Much of her testimony is chronicled in her book, The Secret Lies Within.
Beiler was raised in the Amish Mennonite tradition. After marrying her husband, Jonas, she slowly began to seek a life in the Mennonite church, and the couple eventually planted a congregation that grew out of a small group.
The couple welcomed not one, but two daughters, and their joy overflowed.
Then, in 1975, tragedy struck.
One of Anne’s sisters accidentally backed over their 21-month-old daughter, Angie, with a tractor.
Devastation clawed through the couple, and Beiler sought solace in the counsel of her pastor. Instead of offering godly counsel, the pastor raped Beiler and coerced her into an abusive relationship that would last for the next few years.
To add to the unspeakable confusion and hurt, the pastor conducted similar manipulation tactics with other members of Beiler’s family.
“I found myself in a place of isolation. Since it was too deep for words, I really didn’t know what to say or how to say what I felt,” Beiler said.
“I never ever mentioned that for the next almost nearly seven years I stayed in an abusive relationship. In every way, this pastor was a master manipulator.”
Beiler said it was godly confession that ultimately set her free.

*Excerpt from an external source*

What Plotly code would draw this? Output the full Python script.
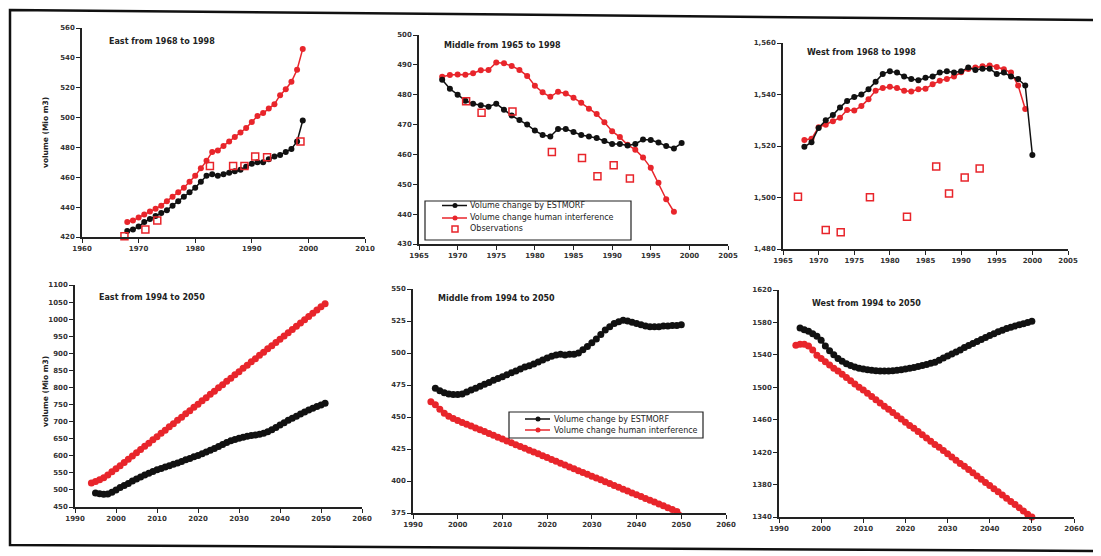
import plotly.graph_objects as go

# the page body adds an 8px margin, so the figure is sized to sit inside the window
OFF = 8
W, H = 1101 - OFF, 556 - OFF
RED = "#e8252b"
BLK = "#111111"
FONT = "DejaVu Sans, Arial, sans-serif"

# ---------------- data ----------------
# East 1968-1998
east_hist_model_years = list(range(1968, 2000))
east_hist_model = [424, 425, 427, 430, 432, 434, 436, 438, 441, 444, 447, 450, 453, 457, 461, 462,
                   461, 462, 463, 464, 465, 467, 469, 470, 470, 472, 474, 475, 477, 479, 484, 498]
east_hist_human_years = list(range(1968, 2000))
east_hist_human = [430, 431, 433, 435, 437, 439, 441, 444, 447, 450, 453, 457, 461, 466, 471, 477,
                   478, 481, 484, 487, 490, 493, 497, 501, 503, 506, 509, 515, 519, 524, 532, 546]
east_obs_years = [1967.5, 1971.2, 1973.3, 1982.6, 1986.7, 1988.7, 1990.6, 1992.7, 1998.6]
east_obs = [420.5, 425, 431, 467.5, 467.5, 467.5, 474, 473.5, 484]

# Middle 1965-1998
mid_hist_model_years = list(range(1968, 2000))
mid_hist_model = [485, 482, 480, 478, 477, 476.5, 476, 477, 475, 473, 471.5, 470, 468, 466.5, 466, 468.5,
                  468.5, 467.5, 466.5, 466, 465.5, 464.5, 463.5, 463.5, 463, 463.5, 465, 464.8, 464, 462.8, 462, 463.8]
mid_hist_human_years = list(range(1968, 1999))
mid_hist_human = [486, 486.6, 486.8, 486.7, 487.2, 488.2, 488.3, 490.8, 490.5, 489.6, 488.3, 486.3, 483, 480.8,
                  479.3, 481, 480.4, 479, 477.3, 475.3, 473.5, 470.8, 467.8, 465.8, 463.2, 461.6, 459, 455.5,
                  450.5, 445, 440.8]
mid_obs_years = [1971.1, 1973.1, 1977.1, 1982.2, 1986.1, 1988.1, 1990.2, 1992.3]
mid_obs = [477.8, 474, 474.4, 460.8, 458.8, 452.7, 456.4, 451.9]

# West 1968-1998
west_hist_model_years = list(range(1968, 2001))
west_hist_model = [1519.7, 1521.5, 1527, 1530, 1532, 1535, 1537.5, 1539, 1540, 1542, 1545, 1548, 1549,
                   1548.5, 1547, 1546, 1545.5, 1546.5, 1547, 1548.5, 1549, 1548.5, 1549, 1550.5, 1549.5,
                   1550, 1550, 1548, 1548.5, 1547, 1546, 1543.5, 1516.5]
west_hist_human_years = list(range(1968, 2000))
west_hist_human = [1522.3, 1522.8, 1527.3, 1528.3, 1529.6, 1531, 1534, 1533.8, 1535.5, 1538.2, 1541.5,
                   1542.5, 1543, 1542.5, 1541.5, 1541.2, 1542, 1542.2, 1544, 1545.3, 1546, 1547, 1548.6,
                   1549.9, 1550.5, 1551, 1551.3, 1550.7, 1549.8, 1548.5, 1543.5, 1534.4]
west_obs_years = [1967.1, 1971.0, 1973.1, 1977.2, 1982.4, 1986.5, 1988.3, 1990.5, 1992.6]
west_obs = [1500.3, 1487.4, 1486.5, 1500.1, 1492.5, 1512, 1501.6, 1507.8, 1511.3]

# East 1994-2050
east_fut_model_years = list(range(1995, 2052))
east_fut_model = [491, 488.5, 487.5, 488, 493,
                  500, 507, 513, 519, 526, 532, 538, 544, 549, 554,
                  559, 563, 567, 571, 575, 579, 583, 588, 592, 597,
                  601, 606, 611, 616, 621, 627, 633, 639, 644, 648,
                  651, 654, 657, 659, 661, 663, 666, 670, 676, 683,
                  690, 697, 704, 710, 716, 722, 728, 734, 739, 744,
                  749, 754]
east_fut_human_years = list(range(1994, 2052))
east_fut_human = [520, 525, 530, 536, 544, 553,
                  562, 571, 580, 590, 599, 609, 618, 628, 637, 647,
                  656, 666, 675, 685, 694, 704, 713, 723, 732, 742,
                  751, 761, 770, 780, 789, 799, 808, 818, 827, 837,
                  846, 856, 865, 875, 884, 894, 903, 913, 922, 932,
                  941, 951, 960, 970, 979, 989, 998, 1008, 1017, 1027,
                  1036, 1045]

# Middle 1994-2050
mid_fut_model_years = list(range(1995, 2051))
mid_fut_model = [472.5, 470.5, 469, 468, 467.5,
                 467.5, 468, 469.5, 471, 472.5, 474, 475.5, 477, 478.8, 480,
                 481.5, 483, 484.5, 486, 487.5, 489, 490, 491.5, 493, 494.5,
                 496, 497.5, 498.5, 499, 498.5, 499, 499, 500, 502.5, 505,
                 508, 511, 514.5, 518, 520.5, 523, 524.5, 525.5, 525, 524,
                 523, 522, 521, 520.5, 520.5, 520.5, 521, 521, 521.5, 521.5,
                 522]
mid_fut_human_years = list(range(1994, 2051))
mid_fut_human = [462, 459.5, 456, 453, 450.5, 448.8,
                 447.3, 445.8, 444.4, 443, 441.5, 440, 438.6, 437.1, 435.7, 434.2,
                 432.8, 431.3, 429.9, 428.4, 427, 425.5, 424.1, 422.6, 421.2, 419.7,
                 418.3, 416.8, 415.4, 413.9, 412.5, 411, 409.6, 408.1, 406.7, 405.2,
                 403.8, 402.3, 400.9, 399.4, 398, 396.5, 395.1, 393.6, 392.2, 390.7,
                 389.3, 387.8, 386.4, 384.9, 383.5, 382, 380.6, 379.1, 377.7, 376.2,
                 374.8]

# West 1994-2050
west_fut_model_years = list(range(1995, 2051))
west_fut_model = [1573, 1571, 1569, 1566, 1563,
                  1558, 1551, 1545, 1540, 1535.5, 1532, 1529, 1527, 1525, 1523.5,
                  1522.5, 1521.5, 1521, 1520.5, 1520, 1520, 1520, 1520.5, 1521, 1521.5,
                  1522.5, 1523.5, 1524.5, 1525.5, 1527, 1528, 1529.5, 1531, 1533.5, 1536,
                  1538.5, 1541, 1543.5, 1546, 1549, 1551.5, 1554, 1556.5, 1559, 1561.5,
                  1564, 1566, 1568.5, 1570.5, 1572.5, 1574, 1575.5, 1577, 1578.5, 1580,
                  1581.5]
west_fut_human_years = list(range(1994, 2051))
west_fut_human = [1552, 1553, 1553, 1551, 1546, 1539.5,
                  1535.5, 1531.5, 1527.5, 1523.5, 1520, 1516, 1512, 1508, 1504, 1500,
                  1496.5, 1492.5, 1488.5, 1484.5, 1480.5, 1476.5, 1473, 1469, 1465, 1461,
                  1457, 1453, 1449.5, 1445.5, 1441.5, 1437.5, 1433.5, 1429.5, 1426, 1422,
                  1418, 1414, 1410, 1406, 1402.5, 1398.5, 1394.5, 1390.5, 1386.5, 1382.5,
                  1379, 1375, 1371, 1367, 1363, 1359, 1355.5, 1351.5, 1347.5, 1343.5,
                  1340]

panel_titles = ["East from 1968 to 1998", "Middle from 1965 to 1998", "West from 1968 to 1998",
                "East from 1994 to 2050", "Middle from 1994 to 2050", "West from 1994 to 2050"]
legend_labels = ["Volume change by ESTMORF", "Volume change human interference", "Observations"]


# window pixel -> paper fraction
def px(x):
    return (x - OFF) / W


def py(y):
    return 1 - (y - OFF) / H


fig = go.Figure()

# panel boxes in window pixels: (left, right, top, bottom), x range, y range, ticks
panels = [
    ((82, 365, 28, 237), [1960, 2010], [420, 560], 10, 20, ""),
    ((419, 728, 35, 244), [1965, 2005], [430, 500], 5, 10, ""),
    ((783, 1068, 43, 249), [1965, 2005], [1480, 1560], 5, 20, ","),
    ((75, 362, 285, 507), [1990, 2060], [450, 1100], 10, 50, ""),
    ((413, 726, 289, 513), [1990, 2060], [375, 550], 10, 25, ""),
    ((779, 1074, 290, 517), [1990, 2060], [1340, 1620], 10, 40, ""),
]

layout = dict(width=W, height=H, autosize=False,
              margin=dict(l=0, r=0, t=0, b=0, pad=0, autoexpand=False),
              paper_bgcolor="white", plot_bgcolor="white", showlegend=False,
              font=dict(family=FONT, color="#222"))

for i, (box, xr, yr, dx, dy, fmt) in enumerate(panels):
    n = "" if i == 0 else str(i + 1)
    l, r, t, b = box
    tickfont = dict(size=7, family=FONT, color="#333", weight="bold")
    layout["xaxis" + n] = dict(domain=[px(l), px(r)], range=xr, tick0=xr[0], dtick=dx,
                               showgrid=False, zeroline=False, showline=True, linecolor="#222",
                               linewidth=1.5, ticks="outside", ticklen=4, tickcolor="#222",
                               tickfont=tickfont, anchor="y" + n, fixedrange=True, automargin=False)
    layout["yaxis" + n] = dict(domain=[py(b), py(t)], range=yr, tick0=yr[0], dtick=dy,
                               tickformat=fmt, showgrid=False, zeroline=False, showline=True,
                               linecolor="#222", linewidth=1.5, ticks="outside", ticklen=4,
                               tickcolor="#222", tickfont=tickfont, anchor="x" + n, fixedrange=True,
                               automargin=False)

fig.update_layout(**layout)


def add_series(i, xs, ys, color, msize, lw):
    n = "" if i == 0 else str(i + 1)
    fig.add_trace(go.Scatter(x=xs, y=ys, mode="lines+markers", xaxis="x" + n, yaxis="y" + n,
                             line=dict(color=color, width=lw),
                             marker=dict(color=color, size=msize, symbol="circle"),
                             cliponaxis=False))


def add_obs(i, xs, ys):
    n = "" if i == 0 else str(i + 1)
    fig.add_trace(go.Scatter(x=xs, y=ys, mode="markers", xaxis="x" + n, yaxis="y" + n,
                             marker=dict(color=RED, size=7, symbol="square-open", line=dict(width=1.5)),
                             cliponaxis=False))


add_series(0, east_hist_human_years, east_hist_human, RED, 6, 1.5)
add_series(0, east_hist_model_years, east_hist_model, BLK, 6, 1.5)
add_obs(0, east_obs_years, east_obs)

add_series(1, mid_hist_human_years, mid_hist_human, RED, 6, 1.5)
add_series(1, mid_hist_model_years, mid_hist_model, BLK, 6, 1.5)
add_obs(1, mid_obs_years, mid_obs)

add_series(2, west_hist_human_years, west_hist_human, RED, 6, 1.5)
add_series(2, west_hist_model_years, west_hist_model, BLK, 6, 1.5)
add_obs(2, west_obs_years, west_obs)

add_series(3, east_fut_human_years, east_fut_human, RED, 7, 2)
add_series(3, east_fut_model_years, east_fut_model, BLK, 7, 2)

add_series(4, mid_fut_model_years, mid_fut_model, BLK, 7, 2)
add_series(4, mid_fut_human_years, mid_fut_human, RED, 7, 2)

add_series(5, west_fut_human_years, west_fut_human, RED, 7, 2)
add_series(5, west_fut_model_years, west_fut_model, BLK, 7, 2)

# panel titles
title_pos = [(107, 42), (442, 45), (805, 53), (97, 297), (436, 298), (810, 303)]
for txt, (x, y) in zip(panel_titles, title_pos):
    fig.add_annotation(x=px(x), y=py(y), xref="paper", yref="paper", text=txt, showarrow=False,
                       xanchor="left", yanchor="middle",
                       font=dict(size=8, family=FONT, color="#222", weight="bold"))

# y axis titles (left column only)
for y in (133, 392):
    fig.add_annotation(x=px(45), y=py(y), xref="paper", yref="paper", text="volume (Mio m3)",
                       showarrow=False, textangle=-90, xanchor="center", yanchor="middle",
                       font=dict(size=7.5, family=FONT, color="#222", weight="bold"))

shapes = []


def legend_box(x0, y0, x1, y1, rows, kx0, kx1, kx, tx, entries):
    shapes.append(dict(type="rect", xref="paper", yref="paper", x0=px(x0), x1=px(x1),
                       y0=py(y1), y1=py(y0), line=dict(color="#222", width=1.2),
                       fillcolor="white", layer="above"))
    for (label, kind, color), ry in zip(entries, rows):
        if kind == "line":
            shapes.append(dict(type="line", xref="paper", yref="paper", x0=px(kx0), x1=px(kx1),
                               y0=py(ry), y1=py(ry), line=dict(color=color, width=1.5)))
            shapes.append(dict(type="circle", xref="paper", yref="paper", x0=px(kx - 2.5),
                               x1=px(kx + 2.5), y0=py(ry + 2.5), y1=py(ry - 2.5),
                               fillcolor=color, line=dict(color=color, width=0)))
        else:
            shapes.append(dict(type="rect", xref="paper", yref="paper", x0=px(kx - 3),
                               x1=px(kx + 3), y0=py(ry + 3), y1=py(ry - 3),
                               line=dict(color=color, width=1.5)))
        fig.add_annotation(x=px(tx), y=py(ry), xref="paper", yref="paper", text=label,
                           showarrow=False, xanchor="left", yanchor="middle",
                           font=dict(size=8, family=FONT, color="#222"))


legend_box(425, 201, 631, 240, [205.5, 218, 229], 442, 467, 455, 468,
           [(legend_labels[0], "line", BLK), (legend_labels[1], "line", RED),
            (legend_labels[2], "square", RED)])
legend_box(509, 412, 703, 438, [419, 430], 525, 550, 538, 552,
           [(legend_labels[0], "line", BLK), (legend_labels[1], "line", RED)])

# outer frame of the scanned figure
shapes.append(dict(type="path", xref="paper", yref="paper",
                   path="M {} {} L {} {} L {} {} L {} {} Z".format(
                       px(10), py(10), px(1097), py(20), px(1096), py(551), px(10), py(545)),
                   line=dict(color="#111", width=2.5)))

fig.update_layout(shapes=shapes)
fig.write_html("out.html")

“My new view of confession is it’s really created so that we can set ourselves free, that we can be authentic, that we can live in light rather than darkness and secrets, and as we come into that place of confession, our world becomes larger. That’s what the book is really about, how to overcome trauma, secrets, lies…. It doesn’t matter how many years you’ve experienced, there’s hope for anyone, when they begin understand that they do have a voice,” Beiler said.
Beiler now uses her platform as the founder of Auntie Anne’s pretzel shop to share her story around the world.
One of her ultimate goals is to see her story on the big screen.
“[My story] has the Amish factor. It has the it has the abuse factor. It has the death of a child factor. It has the great success [of my business and] service,” she said.
“It’s the ultimate happy-ending story, but it’s not like from rags to riches. It’s really not that kind of story. At the end of the day, it’s from fatigue to redemption,” Bieler said.
She drew a comparison to Old Testament hero Job.
“There [are] chapters where the story talks about Job’s starting his life in success, then chapters that are like real life, hard disappointments, and then one chapter at the very end that talks about how God gave it back to him many times, over 100-fold. That’s more like our story.
“Everybody likes to see a happy-ending story, and I feel like Auntie Anne’s is one of those.
“I don’t know how [a feature-length movie is] going to happen. I know it’s a big step, but I would not be afraid or ashamed or fearful in any way. I wouldn’t even be surprised if God would allow that to happen at some point in our near future.”